Family Law Issues for Entrepreneurs
by Kevin Segler
Family lawyers can help entrepreneurs protect their businesses before marriage, during marriage, and at the time of divorce.
Marriage and divorce are both significant personal life events as well as business transactions. A marriage creates a de facto 50-50 partnership in all business ventures from that point until divorce or death. These major life events should be part of any entrepreneur’s discussions about risk analysis and asset protection.
Entrepreneurs routinely hire business lawyers for help and advice before, during, and after starting a company to protect their company. However, rarely does that advice involve a discussion of the risks to a business due to marriage or divorce or what steps can be taken to eliminate or limit those risks.
A business is property. Simply put, a business can be community or separate property. If the business interest is community property, then it is subject to division in a divorce. If the business interest is separate property, then it cannot be divided in a divorce.
Having a business characterized as separate property is the best way to protect a business from a divorce. A family lawyer can provide valuable advice on protecting your business before marriage, during marriage, and at the time of divorce.
While characterization of marital property can be complex, hypertechnical, and nuanced, there are some general concepts to be mindful of when thinking about how some of these concepts apply to businesses.
Premarital Business Counseling with a Family Lawyer
One of the best times to consult with a family lawyer about your business is before marriageand far enough in advance of the wedding date (usually three to six months).
Separate property is defined (at least in part) as property that is owned or claimed before marriage. Generally, if a business is formed or incorporated before the date of a marriage, then that business is separate property. Also, if the business has not yet been formed, but is close to that stage, then strategizing early about when and how to get that completed is important.
Moreover, premarital agreements are a phenomenal tool for protecting a business from a divorce. In a premarital agreement, potential spouses can agree on what property will be community and what will be separate. A premarital agreement can also contain other provisions for characterization of property that would not ordinarily apply under Texas law. For example, under Texas law, even if a business is separate property, the income and profits from the business during the marriage would still be community. A premarital agreement can change that as well as many other aspects of marital property law. However, starting the premarital agreement process can take time and should be started well in advance of a wedding date.
Separate Property Maintenance Advice During Marriage
Generally, all property that exists at the time of divorce is presumed to be community property. To rebut the community property presumption, separate property must be proved by “clear and convincing evidence.”

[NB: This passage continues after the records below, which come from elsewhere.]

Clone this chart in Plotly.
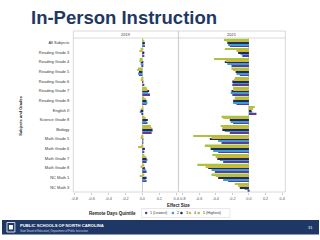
import plotly.graph_objects as go

categories = ["All Subjects", "Reading Grade 3", "Reading Grade 4", "Reading Grade 5",
              "Reading Grade 6", "Reading Grade 7", "Reading Grade 8", "English II",
              "Science Grade 8", "Biology", "Math Grade 5", "Math Grade 6",
              "Math Grade 7", "Math Grade 8", "NC Math 1", "NC Math 3"]
quintiles = ["1 (Lowest)", "2", "3", "4", "5 (Highest)"]
colors = ["#5f3b92", "#3a9bd5", "#1d2f55", "#d9b23a", "#a8c440"]
x_ticks = [-0.8, -0.6, -0.4, -0.2, 0.0, 0.2, 0.4]
x_tick_text = ["-0.8", "-0.6", "-0.4", "-0.2", "0.0", "0.2", "0.4"]

# Effect sizes, 2019
es2019_q1 = [0.03, 0.02, -0.01, -0.04, 0.02, 0.09, 0.05, -0.01, 0.06, 0.11, 0.01, 0.02, 0.05, 0.05, 0.05, None]
es2019_q2 = [0.025, 0.01, -0.02, -0.05, 0.00, 0.07, 0.06, -0.03, 0.05, 0.12, 0.01, 0.01, 0.06, 0.04, 0.04, None]
es2019_q3 = [0.03, 0.02, -0.02, -0.04, 0.01, 0.08, 0.05, -0.02, 0.065, 0.12, 0.005, 0.03, 0.05, 0.03, 0.05, None]
es2019_q4 = [0.02, -0.035, -0.035, -0.06, -0.02, 0.06, 0.04, -0.01, 0.04, 0.11, -0.02, -0.05, 0.04, -0.02, -0.03, None]
es2019_q5 = [0.01, -0.02, -0.03, -0.05, -0.01, 0.05, 0.02, 0.01, 0.02, 0.10, -0.01, -0.01, 0.02, 0.02, 0.02, None]

# Effect sizes, 2021
es2021_q1 = [-0.23, -0.08, -0.21, -0.11, -0.20, -0.20, -0.15, 0.09, -0.19, -0.23, -0.33, -0.37, -0.31, -0.41, -0.25, -0.01]
es2021_q2 = [-0.25, -0.10, -0.26, -0.15, -0.19, -0.22, -0.19, 0.04, -0.22, -0.29, -0.37, -0.43, -0.35, -0.45, -0.31, -0.05]
es2021_q3 = [-0.26, -0.13, -0.29, -0.16, -0.20, -0.21, -0.19, 0.03, -0.23, -0.32, -0.47, -0.46, -0.38, -0.49, -0.37, -0.11]
es2021_q4 = [-0.27, -0.15, -0.28, -0.19, -0.18, -0.19, -0.17, 0.05, -0.31, -0.32, -0.45, -0.47, -0.40, -0.52, -0.40, -0.13]
es2021_q5 = [-0.30, -0.29, -0.42, -0.21, -0.17, -0.19, -0.17, 0.07, -0.33, -0.34, -0.67, -0.53, -0.44, -0.62, -0.45, -0.17]

series_2019 = [es2019_q1, es2019_q2, es2019_q3, es2019_q4, es2019_q5]
series_2021 = [es2021_q1, es2021_q2, es2021_q3, es2021_q4, es2021_q5]

FONT = "Liberation Sans, Arial, sans-serif"
W, H = 320, 240

def px(x):
    return x / W

def py(y):
    return 1 - y / H

fig = go.Figure()
for xa, series in (("x", series_2019), ("x2", series_2021)):
    for name, col, vals in zip(quintiles, colors, series):
        fig.add_trace(go.Bar(y=categories, x=vals, orientation="h", name=name,
                             marker=dict(color=col, line=dict(width=0)),
                             xaxis=xa, yaxis="y", showlegend=False))

p1 = (px(72), px(178))
p2 = (px(178.3), px(286))
plot_y = (py(192), py(38))
strip_top = py(31)

axis_common = dict(tickvals=x_ticks, ticktext=x_tick_text,
                   tickfont=dict(size=3.8, color="#555", family=FONT), showgrid=False,
                   zeroline=True, zerolinecolor="#cfcfcf", zerolinewidth=0.6,
                   ticks="outside", ticklen=2, tickcolor="#cccccc", tickwidth=0.5,
                   showline=False, anchor="y", fixedrange=True)

fig.update_layout(
    width=W, height=H, margin=dict(l=0, r=0, t=0, b=0),
    paper_bgcolor="white", plot_bgcolor="white",
    barmode="group", bargap=0.15, bargroupgap=0,
    showlegend=False,
    font=dict(family=FONT),
    xaxis=dict(domain=list(p1), range=[-0.815, 0.425], **axis_common),
    xaxis2=dict(domain=list(p2), range=[-0.845, 0.437], **axis_common),
    yaxis=dict(domain=list(plot_y), categoryorder="array", categoryarray=categories[::-1],
               tickfont=dict(size=4, color="#333", family=FONT), showgrid=False,
               showline=False, zeroline=False, ticks="", ticklabelstandoff=3,
               anchor="x", fixedrange=True),
)

shapes = []
for (x0, x1) in (p1, p2):
    shapes.append(dict(type="rect", xref="paper", yref="paper", x0=x0, x1=x1,
                       y0=plot_y[0], y1=strip_top, line=dict(color="#c8c8c8", width=0.7)))
    shapes.append(dict(type="line", xref="paper", yref="paper", x0=x0, x1=x1,
                       y0=plot_y[1], y1=plot_y[1], line=dict(color="#c8c8c8", width=0.7)))

def ann(text, x, y, size, color, xanchor="center", **kw):
    return dict(text=text, x=px(x), y=py(y), xref="paper", yref="paper",
                xanchor=xanchor, yanchor="middle", showarrow=False,
                font=dict(size=size, color=color, family=FONT), **kw)

annotations = []
annotations.append(ann("<b>In-Person Instruction</b>", 27, 18, 18.5, "#1f3864", xanchor="left"))
annotations.append(ann("2019", 125, 34.5, 4, "#333"))
annotations.append(ann("2021", 232, 34.5, 4, "#333"))
annotations.append(ann("<b>Effect Size</b>", 178, 205.5, 4.5, "#222"))
annotations.append(ann("<b>Subjects and Grades</b>", 18, 115, 4, "#222", textangle=-90))

# manual legend
leg_y = 213
annotations.append(ann("<b>Remote Days Quintile</b>", 86, leg_y, 4.5, "#222", xanchor="left"))
shapes.append(dict(type="rect", xref="paper", yref="paper", x0=px(141), x1=px(230),
                   y0=py(217.5), y1=py(208.5), line=dict(color="#d8d8d8", width=0.6)))
dot_x = [145.5, 172.5, 181.2, 189.8, 198.6]
r = 1.3
for dx, col, name in zip(dot_x, colors, quintiles):
    shapes.append(dict(type="circle", xref="paper", yref="paper", x0=px(dx - r), x1=px(dx + r),
                       y0=py(leg_y + r), y1=py(leg_y - r), fillcolor=col, line=dict(width=0)))
    annotations.append(ann(name, dx + 2.2, leg_y, 3.7, "#333", xanchor="left"))

# footer band
shapes.append(dict(type="rect", xref="paper", yref="paper", x0=0, x1=1, y0=py(234.5), y1=py(220),
                   fillcolor="#1e3765", line=dict(width=0), layer="below"))
shapes.append(dict(type="rect", xref="paper", yref="paper", x0=px(5), x1=px(13), y0=py(232),
                   y1=py(222.5), fillcolor="#1e3765", line=dict(color="white", width=0.8)))
shapes.append(dict(type="rect", xref="paper", yref="paper", x0=px(7), x1=px(11), y0=py(229.5),
                   y1=py(225), fillcolor="white", line=dict(width=0)))
annotations.append(ann("<b>PUBLIC SCHOOLS OF NORTH CAROLINA</b>", 16, 225.5, 4.2, "white", xanchor="left"))
annotations.append(ann("State Board of Education | Department of Public Instruction", 16, 230.5,
                       2.6, "#c9d4ea", xanchor="left"))
annotations.append(ann("31", 311, 227, 4, "white"))

fig.update_layout(shapes=shapes, annotations=annotations)
fig.write_html("out.html")
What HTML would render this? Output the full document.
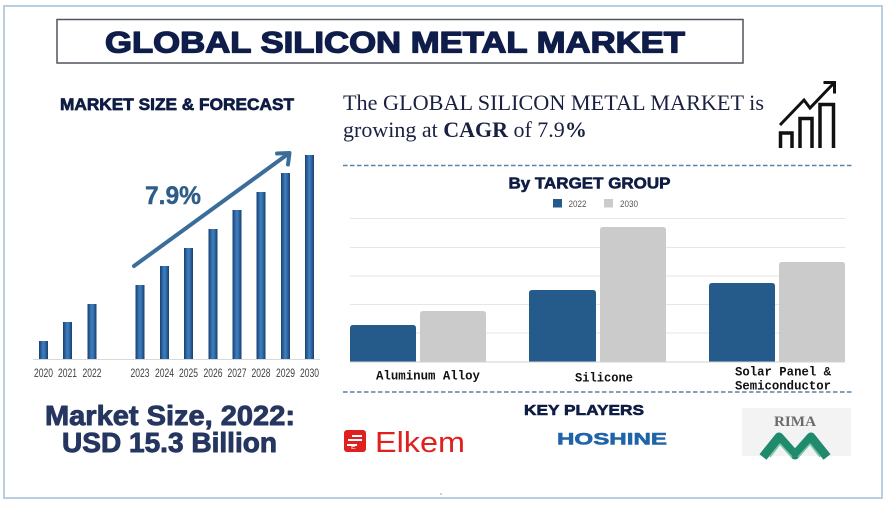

There are a few key concepts in understanding how to prove separate property in Texas: (1) Inception of Title; (2) Mutations; and (3) Tracing. First, inception of title looks at when ownership of the property is rooted in a separate or community property source. Separate property sources include property acquired before marriage, by gift, by inheritance, or as a result of a premarital agreement. Second, mutations occur when separate property is sold or exchanged for other property. There can be multiple mutations of separate property, but mutated separate property is still separate property. Third, while mutated separate property is still separate property, proving it is separate property requires tracing. Tracing is a technique that must be used to trace the mutated separate property back to the original separate property source.
During marriage, claims of separate property can be inadvertently forfeited in a variety of ways. Failing to maintain documentation of separate property and its mutations and commingling separate funds with community funds are two of the common ways people accidentally lose their separate property claims.
For businesses, if there are changes to the entity type or structure during the marriage, then it could result in the company losing separate property characterization. For instance, it may make sense to change the entity type or structure during the marriage for liability protection or tax reasons. But doing this incorrectly could result in the business inadvertently becoming community property. How you fund and paper this type of transition can be crucial. A new entity created during the marriage and funded with community funds will be community property. Discussing these types of transitions with a family lawyer beforehand is imperative.
A postmarital agreement can also be a valuable tool in protecting a business and converting community property into separate property. The requirements for a postmarital agreement are similar to those of a premarital agreement and, in some situations, can provide benefits and protections for both spouses.
Bottom line: Consulting with a family lawyer during the marriage and before major business changes can help ensure that separate property claims are preserved and not unintentionally forfeited.
Family Lawyers at Time of Divorce
At the time of divorce, a good family lawyer can help you identify what is needed to prove a separate property claim, help assemble that information, and help find the right experts to try to put the pieces together to prove the separate property claim. Even if a business is community property, a good family lawyer can help protect your business by developing a trial and settlement strategy geared toward protecting the business. There is no one-size-fits-all solution in these situations, but a good family lawyer can help find the best solution for each set of circumstances.
Ultimately, marriage and divorce can have just as significant an impact on a business as it does on an entrepreneur’s personal life. Family lawyers can help entrepreneurs protect their businesses before marriage, during marriage, and at the time of divorce.